Pulling a tablecloth from under a glass

[Leo Liu]

Homework Statement

This is a statement.

Relevant Equations

$f=\mu_{k} N$ $F=ma$

The question is stated above.

I tried to solve it on my own and I obtained the following three questions:
$$\begin{cases}
a_{cloth}=\frac{F-\mu mg} M\\
\\
a_{glass}=\frac{\mu mg}m=\mu g
\end{cases}$$
Where small m is the mass of the glass and capital M is the mass of the cloth. However, the first equation does not appear in the solution given by my answer book. So I think I must have wrongly interpreted the question. I would like someone to explain the question to me. Many thanks.
P.S. The official answer is shown below:

 

[hutchphd]

Your second equation should be $=\mu g$
The detailed acceleration of the cloth doesn't matter...only the time it takes. Presumably the "puller" can supply whatever force is required.

 

[Leo Liu]

Your second equation should be

It was a typo. Sorry.

The detailed acceleration of the cloth doesn't matter...only the time it takes. Presumably the "puller" can supply whatever force is required.

You have got the point. Thanks.

Update: Yet if I cross out the second equation, the time it takes to yank the cloth out is independent of the force. Since there is nothing to be maximized, what's the point of asking for the "longest time"?

 

[hutchphd]

What "force" are you solving for?

 

[etotheipi]

Where small m is the mass of the glass and capital M is the mass of the cloth. However, the second equation does not appear in the solution given by my answer book.

Surely it is the second equation that does appear in the given solution?

As @hutchphd alluded to, the dynamics of the cloth are irrelevant. We essentially have a glass that accelerates uniformly at $\mu g$ and then decelerates, in a symmetrical manner, with a magnitude of $\mu g$. The symmetry allows you to deduce the times for each stage are equal. The speed time graph is an isosceles triangle!

It is the longest time because the cloth can be pulled out arbitrarily quickly so that negligible impulse is initially imparted to the glass, causing it to come to rest well before the end of the table.

 

[TSny]

Can the answer T = 1/4 s be correct? If the cloth accelerates the glass for 1/4 s, where will the glass be located on the table at the instant the cloth is completely out from under the glass?

 

[hutchphd]

We essentially have a glass that accelerates uniformly at μg and then decelerates, in a symmetrical manner, with a magnitude of μg. The symmetry allows you to deduce the times for each stage are equal.

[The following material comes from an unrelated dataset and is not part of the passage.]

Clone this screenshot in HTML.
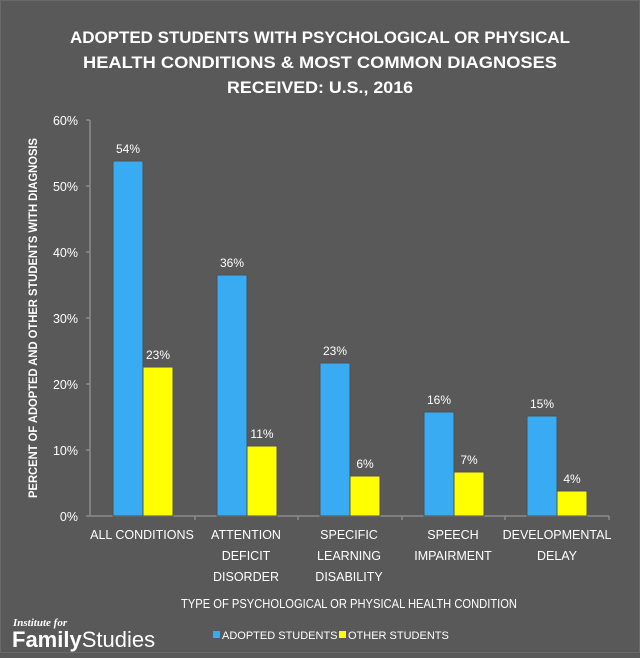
<!DOCTYPE html>
<html><head><style>
body{margin:0;background:#595959;}
svg text{font-family:"Liberation Sans",sans-serif;fill:#fff;}
</style></head><body>
<svg width="640" height="653" viewBox="0 0 640 653" xmlns="http://www.w3.org/2000/svg">
<rect width="640" height="653" fill="#595959"/>
<rect x="0.5" y="0.5" width="639" height="652" fill="none" stroke="#6a6a6a"/>
<g font-weight="bold" font-size="16.5" text-anchor="middle">
<text x="320" y="43" textLength="500" lengthAdjust="spacingAndGlyphs">ADOPTED STUDENTS WITH PSYCHOLOGICAL OR PHYSICAL</text>
<text x="320" y="68" textLength="474" lengthAdjust="spacingAndGlyphs">HEALTH CONDITIONS &amp; MOST COMMON DIAGNOSES</text>
<text x="320" y="93" textLength="186" lengthAdjust="spacingAndGlyphs">RECEIVED: U.S., 2016</text>
</g>
<g font-size="12.5" text-anchor="end">
<text x="78" y="125">60%</text><text x="78" y="191">50%</text><text x="78" y="257">40%</text>
<text x="78" y="323">30%</text><text x="78" y="389">20%</text><text x="78" y="455">10%</text><text x="78" y="521">0%</text>
</g>
<g stroke="#8c8c8c" stroke-width="1.5">
<line x1="90" y1="120" x2="90" y2="516"/>
<line x1="86" y1="120" x2="90" y2="120"/><line x1="86" y1="186" x2="90" y2="186"/><line x1="86" y1="252" x2="90" y2="252"/>
<line x1="86" y1="318" x2="90" y2="318"/><line x1="86" y1="384" x2="90" y2="384"/><line x1="86" y1="450" x2="90" y2="450"/>
<line x1="86" y1="516" x2="609" y2="516"/>
<line x1="195" y1="516" x2="195" y2="520"/><line x1="298" y1="516" x2="298" y2="520"/><line x1="402" y1="516" x2="402" y2="520"/><line x1="505" y1="516" x2="505" y2="520"/><line x1="609" y1="516" x2="609" y2="520"/>
</g>
<text transform="translate(37,318) rotate(-90)" font-size="11.5" font-weight="bold" text-anchor="middle" textLength="360" lengthAdjust="spacingAndGlyphs">PERCENT OF ADOPTED AND OTHER STUDENTS WITH DIAGNOSIS</text>
<g stroke="#505050" stroke-width="1">
<rect x="113" y="161" width="30" height="355" fill="#39abf3"/>
<rect x="143" y="367" width="30" height="149" fill="#ffff00"/>
<rect x="217" y="275" width="30" height="241" fill="#39abf3"/>
<rect x="247" y="446" width="30" height="70" fill="#ffff00"/>
<rect x="320" y="363" width="30" height="153" fill="#39abf3"/>
<rect x="350" y="476" width="30" height="40" fill="#ffff00"/>
<rect x="424" y="412" width="30" height="104" fill="#39abf3"/>
<rect x="454" y="472" width="30" height="44" fill="#ffff00"/>
<rect x="527" y="416" width="30" height="100" fill="#39abf3"/>
<rect x="557" y="491" width="30" height="25" fill="#ffff00"/>
</g>
<g font-size="12" text-anchor="middle">
<text x="128" y="153">54%</text><text x="158" y="359">23%</text>
<text x="232" y="267">36%</text><text x="262" y="438">11%</text>
<text x="335" y="355">23%</text><text x="365" y="468">6%</text>
<text x="439" y="404">16%</text><text x="469" y="464">7%</text>
<text x="542" y="408">15%</text><text x="572" y="483">4%</text>
</g>
<g font-size="12.5" text-anchor="middle">
<text x="142" y="539">ALL CONDITIONS</text>
<text x="246" y="539">ATTENTION</text><text x="246" y="560">DEFICIT</text><text x="246" y="581">DISORDER</text>
<text x="349" y="539">SPECIFIC</text><text x="349" y="560">LEARNING</text><text x="349" y="581">DISABILITY</text>
<text x="453" y="539">SPEECH</text><text x="453" y="560">IMPAIRMENT</text>
<text x="557" y="539">DEVELOPMENTAL</text><text x="557" y="560">DELAY</text>
<text x="349" y="608" textLength="336" lengthAdjust="spacingAndGlyphs">TYPE OF PSYCHOLOGICAL OR PHYSICAL HEALTH CONDITION</text>
</g>
<rect x="213" y="631" width="7" height="7" fill="#39abf3"/>
<text x="222" y="639" font-size="11">ADOPTED STUDENTS</text>
<rect x="339" y="631" width="7" height="7" fill="#ffff00"/>
<text x="348" y="639" font-size="11">OTHER STUDENTS</text>
<text x="13" y="626" font-family="Liberation Serif" font-style="italic" font-weight="bold" font-size="11" style="font-family:'Liberation Serif',serif">Institute for</text>
<text x="12" y="647" font-size="22"><tspan font-weight="bold">Family</tspan><tspan>Studies</tspan></text>
</svg>
</body></html>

Not quite. I think the assumption is that without the cloth the friction is big so it decelerates "instantaneously"...makes the problem easier.too

 

[etotheipi]

Can the answer T = 1/4 s be correct? If the cloth accelerates the glass for 1/4 s, where will the glass be located on the table at the instant the cloth is completely out from under the glass?

Did they forget to add the distance traveled during the acceleration phase?

Not quite. I think the assumption is that without the cloth the friction is big so it decelerates "instantaneously"...makes the problem easier.too

I will bite the bullet... doesn't the question say the coefficient of friction without the cloth (i.e. glass on table) is 0.5?

 

[Leo Liu]

It is the longest time because the cloth can be pulled out arbitrarily quickly so that negligible impulse is imparted to the glass, causing it to come to rest well before the end of the table.

Oh this makes sense. So we only pull the tablecloth during the first half of the journey. After the external force is removed, the friction changes its direction. Thanks James!

Surely it is the second equation that does appear in the given solution?

Meh. It's another typo .

 

[TSny]

Did they forget to add the distance traveled during the acceleration phase?

They let $s_0$ represent the distance traveled during just the deceleration phase. But they took this distance to be 6".

 

[hutchphd]

I will bite the bullet... doesn't the question say the coefficient of friction without the cloth (i.e. glass on table) is 0.5?

Oops. You are indeed correct. Doesn't that make the published answer incorrect by 2?)

 

[etotheipi]

They let $s_0$ represent the distance traveled during just the deceleration phase. But they took this distance to be 6".

Oops. You are indeed correct. Doesn't that make the published answer incorrect by 2?)

Yeah, they should have $s = \mu g T^2 = 6\text{in}$

 

[haruspex]

Oops. You are indeed correct. Doesn't that make the published answer incorrect by 2?)

Reading the official solution, it looks like they left out the distance covered while being accelerated by the cloth.
It makes the the answer too much by a factor √2.